Technology, training and policy gaps

Analysts point to a series of structural challenges that continue to weigh on the continent’s defence ambitions. Access to advanced components is often restricted by export controls in supplier countries, while intellectual property and software ecosystems remain concentrated in a handful of global defence firms. Workforce development is another constraint: producing drones is one thing, but fielding pilots, data analysts, engineers, and cyber specialists requires sustained investment in education and retention. Policy frameworks, including procurement strategies, intellectual property rules, and export controls, have also struggled to keep pace with rapidly evolving technologies.

Regional cooperation as a pathway

Some observers argue that no single African country can achieve full defence sovereignty on its own, and that pooled regional approaches may offer a more realistic route forward. Joint research initiatives, shared testing facilities, and harmonised procurement policies could help smaller markets participate in the development cycle and reduce duplication. The African Continental Free Trade Area has been cited as a potential framework for coordinating such efforts, though progress on defence industrial cooperation has so far been uneven.

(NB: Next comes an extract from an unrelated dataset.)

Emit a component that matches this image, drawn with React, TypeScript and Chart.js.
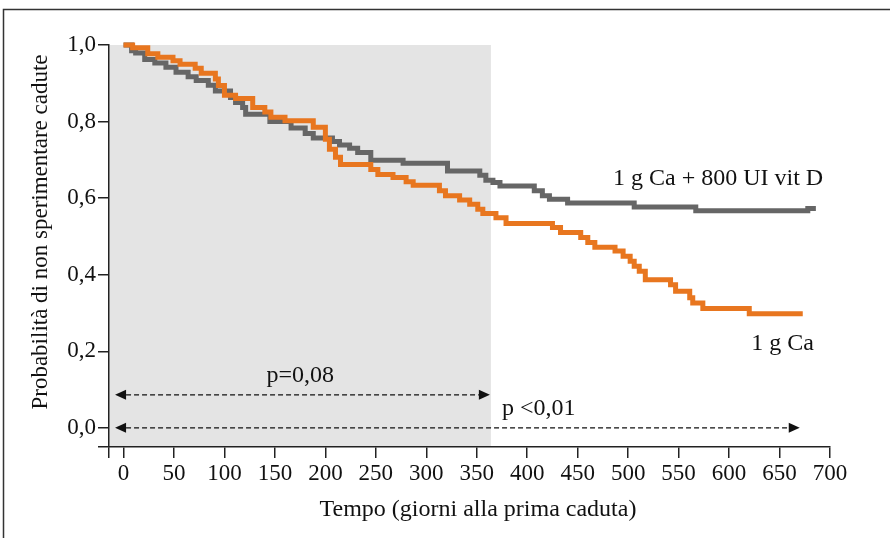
import { useEffect, useRef } from "react";
import { Chart, registerables } from "chart.js";

Chart.register(...registerables);

const FONT = "'Liberation Serif', 'Times New Roman', serif";

// X axis (days) and Y axis (probability)
const xMin = -14.4;
const xMax = 700;
const xTicks = [0, 50, 100, 150, 200, 250, 300, 350, 400, 450, 500, 550, 600, 650, 700];
const yMin = -0.05;
const yMax = 1.0;
const yTicks = [0, 0.2, 0.4, 0.6, 0.8, 1.0];
const shadeEnd = 364;

// 1 g Ca (orange): time at which each survival value begins
const caTimes = [0, 9, 24, 34, 49, 56, 71, 77, 91, 94, 100, 111, 128, 140, 146, 160, 188, 200, 204, 210, 215, 245, 252, 267, 280, 287, 313, 319, 333, 343, 351, 356, 369, 379, 425, 433, 453, 460, 467, 487, 495, 502, 506, 511, 517, 542, 547, 561, 564, 574, 620, 673];
const caSurv = [1.0, 0.993, 0.977, 0.968, 0.959, 0.95, 0.939, 0.926, 0.911, 0.894, 0.869, 0.86, 0.837, 0.825, 0.811, 0.802, 0.785, 0.754, 0.728, 0.707, 0.688, 0.675, 0.662, 0.654, 0.643, 0.634, 0.619, 0.606, 0.595, 0.584, 0.571, 0.56, 0.549, 0.534, 0.523, 0.51, 0.497, 0.484, 0.472, 0.462, 0.448, 0.435, 0.422, 0.409, 0.387, 0.374, 0.357, 0.34, 0.326, 0.312, 0.298, 0.298];

// 1 g Ca + 800 UI vit D (grey)
const cadTimes = [0, 8, 12, 21, 31, 42, 52, 64, 72, 84, 91, 106, 111, 118, 121, 145, 166, 180, 188, 207, 214, 224, 232, 245, 277, 321, 353, 359, 366, 373, 407, 415, 422, 440, 506, 567, 678, 686];
const cadSurv = [1.0, 0.985, 0.979, 0.962, 0.953, 0.942, 0.929, 0.917, 0.907, 0.895, 0.88, 0.863, 0.85, 0.837, 0.819, 0.8, 0.783, 0.769, 0.757, 0.748, 0.739, 0.73, 0.719, 0.699, 0.691, 0.671, 0.66, 0.647, 0.641, 0.632, 0.619, 0.606, 0.597, 0.587, 0.577, 0.567, 0.573, 0.573];

const seriesNames = ["1 g Ca", "1 g Ca + 800 UI vit D"];
const pTexts = ["p=0,08", "p <0,01"];
const xTitle = "Tempo (giorni alla prima caduta)";
const yTitle = "Probabilità di non sperimentare cadute";

function fmtY(v: number) {
  return v.toFixed(1).replace(".", ",");
}

function drawArrow(ctx: CanvasRenderingContext2D, xa: number, xb: number, yy: number) {
  const hl = 11;
  const hh = 5;
  ctx.save();
  ctx.strokeStyle = "#111";
  ctx.fillStyle = "#111";
  ctx.lineWidth = 1.2;
  ctx.setLineDash([5, 3]);
  ctx.beginPath();
  ctx.moveTo(xa + hl, yy);
  ctx.lineTo(xb - hl, yy);
  ctx.stroke();
  ctx.setLineDash([]);
  ctx.beginPath();
  ctx.moveTo(xa, yy);
  ctx.lineTo(xa + hl, yy - hh);
  ctx.lineTo(xa + hl, yy + hh);
  ctx.closePath();
  ctx.fill();
  ctx.beginPath();
  ctx.moveTo(xb, yy);
  ctx.lineTo(xb - hl, yy - hh);
  ctx.lineTo(xb - hl, yy + hh);
  ctx.closePath();
  ctx.fill();
  ctx.restore();
}

const overlay = {
  id: "overlay",
  beforeDraw(chart: any) {
    const { ctx, chartArea, scales } = chart;
    const x = scales.x;
    const y = scales.y;
    ctx.save();
    ctx.fillStyle = "#ffffff";
    ctx.fillRect(0, 0, chart.width, chart.height);
    ctx.fillStyle = "#e4e4e4";
    const x0 = chartArea.left;
    const x1 = x.getPixelForValue(shadeEnd);
    const y0 = y.getPixelForValue(yMax);
    const y1 = chartArea.bottom;
    ctx.fillRect(x0, y0, x1 - x0, y1 - y0);
    ctx.restore();
  },
  afterDatasetsDraw(chart: any) {
    const { ctx, scales } = chart;
    const x = scales.x;
    const y = scales.y;
    drawArrow(ctx, x.getPixelForValue(-8.4), x.getPixelForValue(363), y.getPixelForValue(0.0863));
    drawArrow(ctx, x.getPixelForValue(-8.4), x.getPixelForValue(670), y.getPixelForValue(0));
    ctx.save();
    ctx.fillStyle = "#111";
    ctx.font = `24px ${FONT}`;
    ctx.textBaseline = "alphabetic";
    ctx.textAlign = "left";
    ctx.fillText(seriesNames[1], x.getPixelForValue(485), y.getPixelForValue(0.635));
    ctx.fillText(seriesNames[0], x.getPixelForValue(622), y.getPixelForValue(0.204));
    ctx.fillText(pTexts[1], x.getPixelForValue(375), y.getPixelForValue(0.034));
    ctx.textAlign = "center";
    ctx.fillText(pTexts[0], x.getPixelForValue(175), y.getPixelForValue(0.12));
    ctx.restore();
  },
  afterDraw(chart: any) {
    const { ctx } = chart;
    ctx.save();
    ctx.strokeStyle = "#333";
    ctx.lineWidth = 1.5;
    ctx.beginPath();
    ctx.moveTo(3.5, chart.height);
    ctx.lineTo(3.5, 9.5);
    ctx.lineTo(chart.width, 9.5);
    ctx.stroke();
    ctx.fillStyle = "#111";
    ctx.font = `24px ${FONT}`;
    ctx.textAlign = "center";
    ctx.textBaseline = "alphabetic";
    ctx.fillText(xTitle, 478, 516);
    ctx.translate(41, 232);
    ctx.rotate(-Math.PI / 2);
    ctx.font = `23px ${FONT}`;
    ctx.textBaseline = "middle";
    ctx.fillText(yTitle, 0, 0);
    ctx.restore();
  },
};

export default function App() {
  const ref = useRef<HTMLCanvasElement>(null);
  useEffect(() => {
    const canvas = ref.current;
    if (!canvas) return;
    const chart = new Chart(canvas, {
      type: "line",
      data: {
        datasets: [
          {
            label: seriesNames[0],
            data: caTimes.map((t, i) => ({ x: t, y: caSurv[i] })),
            borderColor: "#e8761f",
            borderWidth: 5,
            stepped: "before",
            pointRadius: 0,
            fill: false,
            clip: false as any,
            borderJoinStyle: "miter",
          },
          {
            label: seriesNames[1],
            data: cadTimes.map((t, i) => ({ x: t, y: cadSurv[i] })),
            borderColor: "#666666",
            borderWidth: 5,
            stepped: "before",
            pointRadius: 0,
            fill: false,
            clip: false as any,
            borderJoinStyle: "miter",
          },
        ],
      },
      options: {
        animation: false,
        responsive: false,
        devicePixelRatio: 1,
        layout: { padding: { top: 45, right: 60, left: 0, bottom: 0 } },
        plugins: { legend: { display: false }, tooltip: { enabled: false } },
        scales: {
          x: {
            type: "linear",
            min: xMin,
            max: xMax,
            afterBuildTicks: (s: any) => {
              s.ticks = [xMin, ...xTicks].map((v) => ({ value: v }));
            },
            afterFit: (s: any) => {
              s.height = 91;
            },
            grid: { drawOnChartArea: false, drawTicks: true, tickLength: 11, color: "#222", lineWidth: 1.5 },
            border: { display: true, color: "#222", width: 1.5 },
            ticks: {
              autoSkip: false,
              maxRotation: 0,
              padding: 2,
              color: "#111",
              font: { family: FONT, size: 23 },
              callback: (v: any) => (v === xMin ? "" : String(v)),
            },
          },
          y: {
            type: "linear",
            min: yMin,
            max: yMax,
            afterBuildTicks: (s: any) => {
              s.ticks = [yMin, ...yTicks].map((v) => ({ value: v }));
            },
            afterFit: (s: any) => {
              s.width = 109;
            },
            grid: { drawOnChartArea: false, drawTicks: true, tickLength: 11, color: "#222", lineWidth: 1.5 },
            border: { display: true, color: "#222", width: 1.5 },
            ticks: {
              autoSkip: false,
              padding: 2,
              color: "#111",
              font: { family: FONT, size: 23 },
              callback: (v: any) => (v === yMin ? "" : fmtY(Number(v))),
            },
          },
        },
      },
      plugins: [overlay],
    });
    return () => chart.destroy();
  }, []);
  return (
    <div style={{ position: "fixed", left: 0, top: 0, width: 890, height: 538, background: "#fff" }}>
      <canvas ref={ref} width={890} height={538} style={{ display: "block", width: 890, height: 538 }} />
    </div>
  );
}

A long road to self-reliance

Nigeria’s drone industry represents a tangible step toward reducing Africa’s reliance on external defence suppliers, and it has demonstrated that local engineering capacity is no longer hypothetical. But turning manufacturing growth into genuine sovereignty will require parallel progress in supply chains, human capital, regulatory frameworks, and regional collaboration. Until those foundations are in place, the continent’s defence future is likely to remain a story of ambition measured against persistent structural constraints.